I'm guessing you live in the States. You might look at the low unemployment rate and think things are fine, but it's only the service sector expanding. This means that all other jobs are shrinking and people are forced to do more fast food jobs or things like driving for Uber. Automation tends to go for the highest paying jobs first... it's why there are giant robots in car manufacturing, while low-paid Chinese workers still put together our phones. As machines become cheaper than people, a lot of people are going to suffer.

In your view, and a lot of others, there is a nobility to work that enables us to become deserving members of society. If one does not work, they are freeloaders and deserve nothing, etc, like the person with the truck you mention. This puritan work ethic runs into problems once there aren't enough jobs for everyone. So the response is usually denial and saying that there will always be jobs, you can create your own job, etc. I found it interesting to read accounts from the Great Depression about how conservatives with such views came to accept government handouts as 'just the way things are now,' once they found they weren't able to get work.

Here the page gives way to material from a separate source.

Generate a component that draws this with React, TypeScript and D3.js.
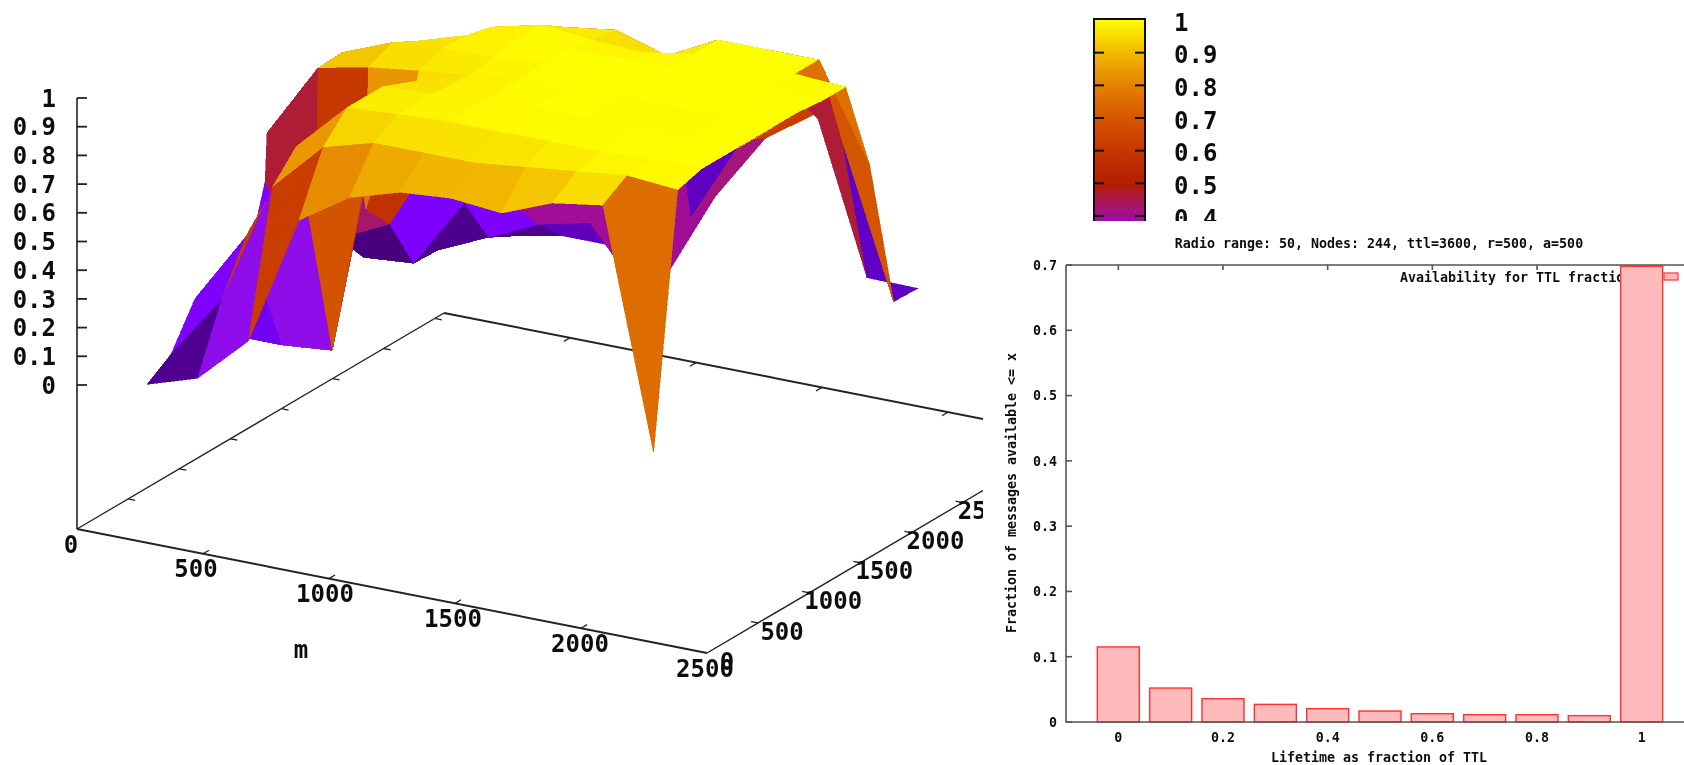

I think that we have certain axioms about work and justice that we form in our teens, which lead to our overall political view. These things are deeply rooted and almost impossible to change. Whatever evidence we see in the rest of our lives, we tend to pick and choose to fit our worldview. It takes a long-term, conscious effort in order to expand our ideologies.

So maybe nothing I can say will change your view. But I hope you can keep an open mind and try to see where others are coming from.